_Dataset rows_

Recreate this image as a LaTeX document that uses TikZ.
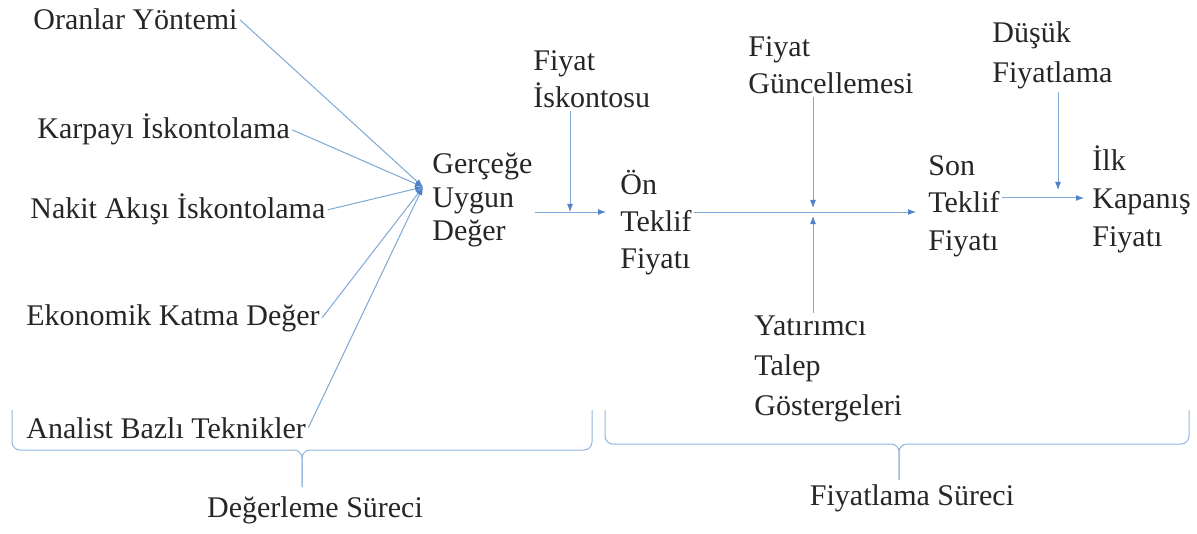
\documentclass[tikz,border=0pt]{standalone}
\usepackage{fontspec}
\setmainfont{Liberation Serif}
\usetikzlibrary{arrows.meta,positioning}
\definecolor{linkblue}{RGB}{125,168,215}
\definecolor{tipblue}{RGB}{80,130,200}

\begin{document}
\begin{tikzpicture}[x=0.5pt,y=-0.5pt,
	txt/.style={anchor=base west, inner sep=1pt, align=left, font=\fontsize{15}{18.5}\selectfont, text=black!85},
	link/.style={draw=linkblue, line width=0.5pt},
	bracket/.style={draw=linkblue!85, line width=0.5pt, rounded corners=4pt},
	>={Latex[length=4pt,width=3pt,color=tipblue]}]
	\useasboundingbox (0,0) rectangle (1197,534);
	% valuation methods
	\node[txt] (oy)  at (31,30)  {Oranlar Yöntemi};
	\node[txt] (ki)  at (35,139) {Karpayı İskontolama};
	\node[txt] (nai) at (28,219) {Nakit Akışı İskontolama};
	\node[txt] (ekd) at (24,325) {Ekonomik Katma Değer};
	\node[txt] (abt) at (24,438) {Analist Bazlı Teknikler};
	\coordinate (conv) at (423,187);
	\foreach \m in {oy,ki,nai,ekd,abt}
		\draw[link,->] (\m.east) -- (conv);
	% price chain (base = last line)
	\node[txt, font=\fontsize{15}{16.5}\selectfont] (gud) at (430,240) {Gerçeğe\\Uygun\\Değer};
	\node[txt] (fis) at (531,108)  {Fiyat\\İskontosu};
	\node[txt, font=\fontsize{15}{18.25}\selectfont] (onf) at (618,268) {Ön\\Teklif\\Fiyatı};
	\node[txt] (fgu) at (746,94)   {Fiyat\\Güncellemesi};
	\node[txt, font=\fontsize{15}{20}\selectfont] (ytg) at (752,415) {Yatırımcı\\Talep\\Göstergeleri};
	\node[txt, font=\fontsize{15}{18.75}\selectfont] (son) at (926,250) {Son\\Teklif\\Fiyatı};
	\node[txt, font=\fontsize{15}{20}\selectfont] (dsf) at (990,83)   {Düşük\\Fiyatlama};
	\node[txt, font=\fontsize{15}{18.75}\selectfont] (ilk) at (1090,246) {İlk\\Kapanış\\Fiyatı};
	\coordinate (j1) at (570,212);
	\coordinate (j2) at (813,212);
	\coordinate (j3) at (1058,198);
	\draw[link,->,shorten >=6pt] (gud.east |- j1) -- (onf.west |- j1);
	\draw[link,->] (fis.south -| j1) -- (j1);
	\draw[link,->,shorten >=5pt] (onf.east |- j2) -- (son.west |- j2);
	\draw[link,->,shorten >=2pt] (fgu.south -| j2) -- (j2);
	\draw[link,->,shorten >=2pt] (ytg.north -| j2) -- (j2);
	\draw[link,->,shorten >=3pt] (son.east |- j3) -- (ilk.west |- j3);
	\draw[link,->,shorten >=4pt] (dsf.south -| j3) -- (j3);
	% process brackets
	\draw[bracket] (12,410) |- (302,450) -- (302,487);
	\draw[bracket] (592,410) |- (302,450) -- (302,487);
	\draw[bracket] (605,410) |- (899,444) -- (899,480);
	\draw[bracket] (1189,410) |- (899,444) -- (899,480);
	\node[txt, anchor=base] (ds) at (315,517) {Değerleme Süreci};
	\node[txt, anchor=base] (fs) at (912,505) {Fiyatlama Süreci};
\end{tikzpicture}
\end{document}
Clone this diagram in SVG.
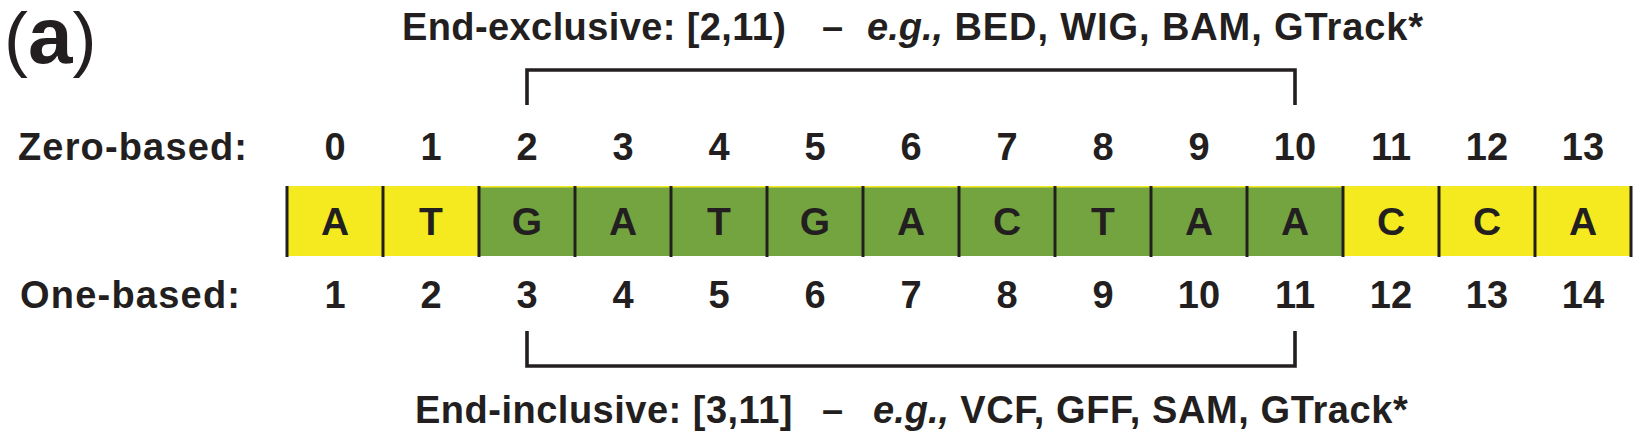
<svg xmlns="http://www.w3.org/2000/svg" width="1646" height="434" viewBox="0 0 1646 434">
<style>
text{font-family:"Liberation Sans",Arial,Helvetica,sans-serif;fill:#231f20;font-weight:bold}
.num{font-size:38px;text-anchor:middle}
.base{font-size:39px;text-anchor:middle}
.lbl{font-size:38px}
.ttl{font-size:38px}
.it{font-style:italic}
.div{stroke:#231f20;stroke-width:3}
.br{fill:none;stroke:#231f20;stroke-width:3.6;stroke-linecap:butt;stroke-linejoin:miter}
.y{fill:#f5ea1f}
.g{fill:#74a440}
</style>
<rect width="1646" height="434" fill="#ffffff"/>
<text id="panel" x="4" y="63" style="font-size:72px"><tspan font-weight="normal">(</tspan><tspan style="font-size:80px">a</tspan><tspan font-weight="normal">)</tspan></text>
<text id="title-top" class="ttl" y="39.5"><tspan x="402" letter-spacing="0.4">End-exclusive: [2,11)</tspan><tspan x="822">–</tspan><tspan x="867" class="it">e.g.,</tspan><tspan letter-spacing="0.9"> BED, WIG, BAM, GTrack*</tspan></text>
<text id="title-bottom" class="ttl" y="423"><tspan x="415" letter-spacing="0.5">End-inclusive: [3,11]</tspan><tspan x="822">–</tspan><tspan x="873" class="it">e.g.,</tspan><tspan letter-spacing="0.6"> VCF, GFF, SAM, GTrack*</tspan></text>
<text id="label-zero" class="lbl" x="18" y="160" textLength="229" lengthAdjust="spacing">Zero-based:</text>
<text id="label-one" class="lbl" x="20" y="308" textLength="220" lengthAdjust="spacing">One-based:</text>
<g id="zero-based">
<text class="num" x="335" y="160">0</text><text class="num" x="431" y="160">1</text><text class="num" x="527" y="160">2</text><text class="num" x="623" y="160">3</text><text class="num" x="719" y="160">4</text><text class="num" x="815" y="160">5</text><text class="num" x="911" y="160">6</text><text class="num" x="1007" y="160">7</text><text class="num" x="1103" y="160">8</text><text class="num" x="1199" y="160">9</text><text class="num" x="1295" y="160">10</text><text class="num" x="1391" y="160">11</text><text class="num" x="1487" y="160">12</text><text class="num" x="1583" y="160">13</text>
</g>
<g id="one-based">
<text class="num" x="335" y="308">1</text><text class="num" x="431" y="308">2</text><text class="num" x="527" y="308">3</text><text class="num" x="623" y="308">4</text><text class="num" x="719" y="308">5</text><text class="num" x="815" y="308">6</text><text class="num" x="911" y="308">7</text><text class="num" x="1007" y="308">8</text><text class="num" x="1103" y="308">9</text><text class="num" x="1199" y="308">10</text><text class="num" x="1295" y="308">11</text><text class="num" x="1391" y="308">12</text><text class="num" x="1487" y="308">13</text><text class="num" x="1583" y="308">14</text>
</g>
<g id="sequence">
<rect class="y" x="287" y="186" width="1344" height="70"/>
<rect class="g" x="479" y="187.5" width="864" height="68.5"/>
<g id="cell-0"><text class="base" x="335" y="235">A</text></g>
<g id="cell-1"><text class="base" x="431" y="235">T</text></g>
<g id="cell-2"><text class="base" x="527" y="235">G</text></g>
<g id="cell-3"><text class="base" x="623" y="235">A</text></g>
<g id="cell-4"><text class="base" x="719" y="235">T</text></g>
<g id="cell-5"><text class="base" x="815" y="235">G</text></g>
<g id="cell-6"><text class="base" x="911" y="235">A</text></g>
<g id="cell-7"><text class="base" x="1007" y="235">C</text></g>
<g id="cell-8"><text class="base" x="1103" y="235">T</text></g>
<g id="cell-9"><text class="base" x="1199" y="235">A</text></g>
<g id="cell-10"><text class="base" x="1295" y="235">A</text></g>
<g id="cell-11"><text class="base" x="1391" y="235">C</text></g>
<g id="cell-12"><text class="base" x="1487" y="235">C</text></g>
<g id="cell-13"><text class="base" x="1583" y="235">A</text></g>
<g id="dividers">
<line class="div" x1="287" y1="186" x2="287" y2="257"/><line class="div" x1="383" y1="186" x2="383" y2="257"/><line class="div" x1="479" y1="186" x2="479" y2="257"/><line class="div" x1="575" y1="186" x2="575" y2="257"/><line class="div" x1="671" y1="186" x2="671" y2="257"/><line class="div" x1="767" y1="186" x2="767" y2="257"/><line class="div" x1="863" y1="186" x2="863" y2="257"/><line class="div" x1="959" y1="186" x2="959" y2="257"/><line class="div" x1="1055" y1="186" x2="1055" y2="257"/><line class="div" x1="1151" y1="186" x2="1151" y2="257"/><line class="div" x1="1247" y1="186" x2="1247" y2="257"/><line class="div" x1="1343" y1="186" x2="1343" y2="257"/><line class="div" x1="1439" y1="186" x2="1439" y2="257"/><line class="div" x1="1535" y1="186" x2="1535" y2="257"/><line class="div" x1="1631" y1="186" x2="1631" y2="257"/>
</g>
</g>
<g id="connectors">
<path id="bracket-top" class="br" d="M527,105 V70 H1295 V105"/>
<path id="bracket-bottom" class="br" d="M527,331 V366 H1295 V331"/>
</g>
</svg>
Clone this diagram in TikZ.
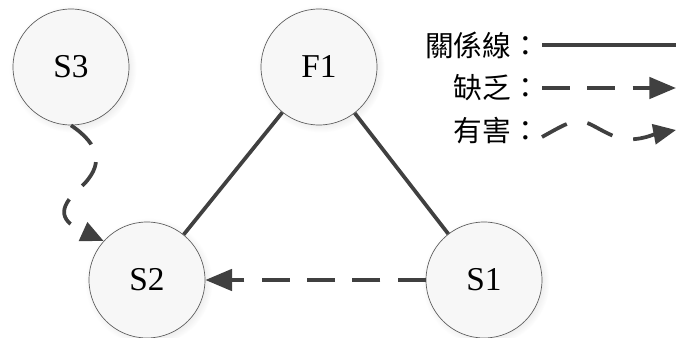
\documentclass[tikz,border=0pt]{standalone}
\usepackage{fontspec}
\setmainfont{Liberation Serif}
\newfontfamily\tnr{Liberation Serif}
\newfontfamily\cjk{Noto Sans CJK TC}
\usetikzlibrary{arrows.meta,shadows}
\begin{document}
\begin{tikzpicture}[x=0.75pt,y=-0.75pt,
  st/.style={circle,minimum size=87pt,inner sep=0pt,draw=gray!70!black,line width=0.5pt,
    fill=gray!6,font=\tnr\fontsize{25}{28}\selectfont,
    circular drop shadow={shadow xshift=1.2pt,shadow yshift=-1.2pt,opacity=0.15,fill=gray}},
  rel/.style={draw=black!75,line width=2.8pt},
  lack/.style={rel,dash pattern=on 21pt off 13pt,-{Triangle[length=20pt,width=16pt]}},
  harm/.style={rel,dash pattern=on 21pt off 14pt,-{Triangle[length=17pt,width=15pt]}},
  leg/.style={anchor=east,inner sep=0pt,font=\cjk\fontsize{21.5}{25}\selectfont}
]
\useasboundingbox (0,0) rectangle (676,338);
\node[st] (S3) at (71,67) {S3};
\node[st] (F1) at (319,67) {F1};
\node[st] (S2) at (147,280) {S2};
\node[st] (S1) at (484,280) {S1};

\draw[rel] (F1) -- (S2);
\draw[rel] (F1) -- (S1);
\draw[lack] (S1) -- (S2);
\draw[harm] (S3.south) .. controls (100,145) and (105,165) .. (80,188)
  .. controls (55,210) and (62,222) .. (S2.138);

% legend
\node[leg] (t1) at (540,45) {關係線：};
\node[leg] (t2) at (540,88) {缺乏：};
\node[leg] (t3) at (540,131) {有害：};
\coordinate (a1) at (542,45); \coordinate (b1) at (676,45);
\coordinate (a2) at (542,88); \coordinate (b2) at (676,88);
\coordinate (a3) at (542,137); \coordinate (b3) at (676,130);
\draw[rel] (a1) -- (b1);
\draw[lack] (a2) -- (b2);
\draw[rel,dash pattern=on 21pt off 16pt,-{Triangle[length=17pt,width=15pt]}]
  (a3) .. controls (560,127) and (570,121) .. (579,121)
  .. controls (590,121) and (605,135) .. (623,139)
  .. controls (640,141) and (655,134) .. (b3);
\end{tikzpicture}
\end{document}
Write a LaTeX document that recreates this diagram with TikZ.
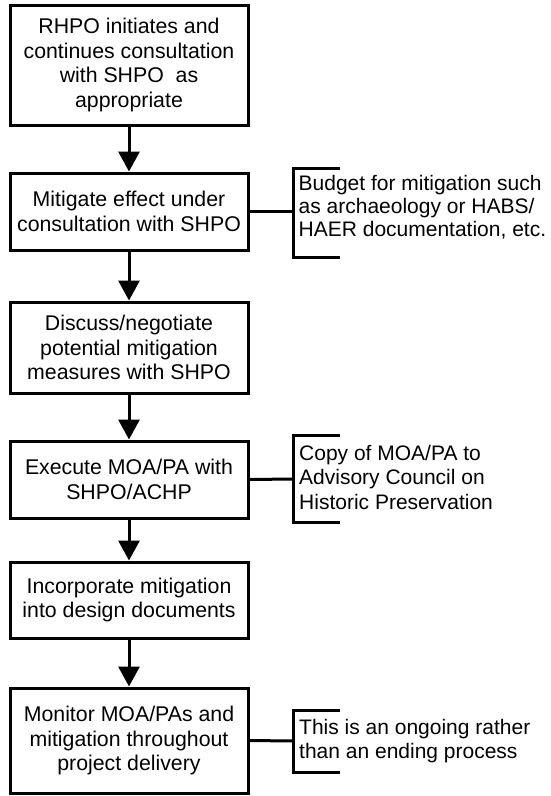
\documentclass[tikz,border=0pt]{standalone}
\usepackage{fontspec}
\setmainfont{Liberation Sans}
\usetikzlibrary{arrows.meta}
\begin{document}
\begin{tikzpicture}[x=1pt,y=1pt,
  stepbox/.style={draw, line width=3pt, minimum width=238pt, inner sep=0pt, align=center, font=\fontsize{21.3}{24.5}\selectfont},
  flow/.style={line width=3pt, -{Triangle[length=20pt,width=21pt]}},
  note/.style={anchor=north west, inner sep=0pt, align=left, font=\fontsize{21}{24.5}\selectfont},
  brk/.style={line width=3pt}]
\useasboundingbox (0,0) rectangle (550,-796);
\node[stepbox, minimum height=120pt] (b1) at (129,-65) {RHPO initiates and\\continues consultation\\with SHPO\ \ as\\appropriate};
\node[stepbox, minimum height=77pt] (b2) at (129,-211.5) {Mitigate effect under\\consultation with SHPO};
\node[stepbox, minimum height=91pt] (b3) at (129,-347.5) {Discuss/negotiate\\potential mitigation\\measures with SHPO};
\node[stepbox, minimum height=77pt] (b4) at (129,-479.5) {Execute MOA/PA with\\SHPO/ACHP};
\node[stepbox, minimum height=76pt] (b5) at (129,-600) {Incorporate mitigation\\into design documents};
\node[stepbox, minimum height=105pt] (b6) at (129,-740.5) {Monitor MOA/PAs and\\mitigation throughout\\project delivery};
\draw[flow] (b1) -- (b2);
\draw[flow] (b2) -- (b3);
\draw[flow] (b3) -- (b4);
\draw[flow] (b4) -- (b5);
\draw[flow] (b5) -- (b6);
% brackets
\coordinate (k2) at (293,-211.5);
\coordinate (k4) at (293,-479);
\coordinate (k6) at (293,-741);
\draw[brk] (340,-168) -- (293,-168) -- (293,-257) -- (340,-257);
\draw[brk] (340,-435) -- (293,-435) -- (293,-522) -- (340,-522);
\draw[brk] (340,-710) -- (293,-710) -- (293,-772) -- (340,-772);
\draw[brk] (b2.east) -- (k2);
\draw[brk] (b4.east) -- (k4);
\draw[brk] (b6.east) -- (k6);
\node[note, font=\fontsize{21}{23}\selectfont] (n2) at (298.5,-175.4) {Budget for mitigation such\\as archaeology or HABS/\\HAER documentation, etc.};
\node[note] (n4) at (299,-444.7) {Copy of MOA/PA to\\Advisory Council on\\Historic Preservation};
\node[note] (n6) at (299,-719) {This is an ongoing rather\\than an ending process};
\end{tikzpicture}
\end{document}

_Problem_
Pick each line holding the word "Clone" out of the listing.

_Written response_
Clone this diagram in SVG.
Clone this diagram in TikZ.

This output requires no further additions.